Oh, and completely unrelated, I've been meaning to thank you for an idea you put forward awhile back on serving salads. I started doing cut veggies for the kids and individual bowls for the adults and it works really well for everyone. At this point I don't think it takes longer, and I think we're all doing better in the veggie department. So, anyways, thanks for sharing that!

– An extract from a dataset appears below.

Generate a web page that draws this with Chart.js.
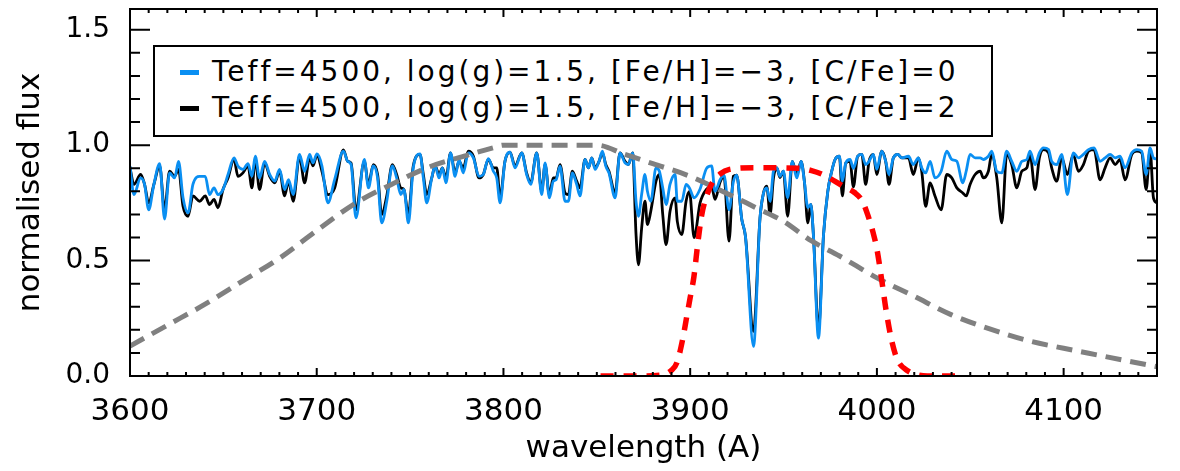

Posted by: Amber | 30 August 2008 at 09:40 PM
How about purposely slowing down before reaching your goal so it's not such a shock by the time you get there? Adding a little to your plate each time you eat seems less out of whack than eating an entire extra meal. What about adding strength conditioning of some sort? Muscle weighs more than fat, so if you're gaining muscle, your weight would be higher than it otherwise would be. I might have this all twisted up, but if your calories were still low, but you were adding muscle, wouldn't your weight stay steady?
I've averaged about a pound a week drop since starting No-S a month ago. I'd like to drop another 10. I have no mental problems with adding evening ice cream back on S days, though :)
Posted by: Amy F | 31 August 2008 at 12:37 AM
Amy F, isn't No S cool? In the end I decided to follow different rules, even for maintenance, but I like to think of myself as "no-s-ing in spirit."
As for gradually increasing my calories -- I'll write more about this. It is kind of my first instinct to do it that way, and I think it's sort of dietary conventional wisdom. But I'm not aware of any data that shows it's more effective at preventing weight gain than increasing all at once.
Mark had some suggestions on how to do this, coming entirely from the process engineering/SPC perspective. Adding 875 calories all at once is his idea. I'll write about that as it develops.
Posted by: bearing | 31 August 2008 at 10:10 AM
I am not sure how you adapted but I am thinking wine and cheese every night sounds pretty darn good -- fat calories, tasty, wine.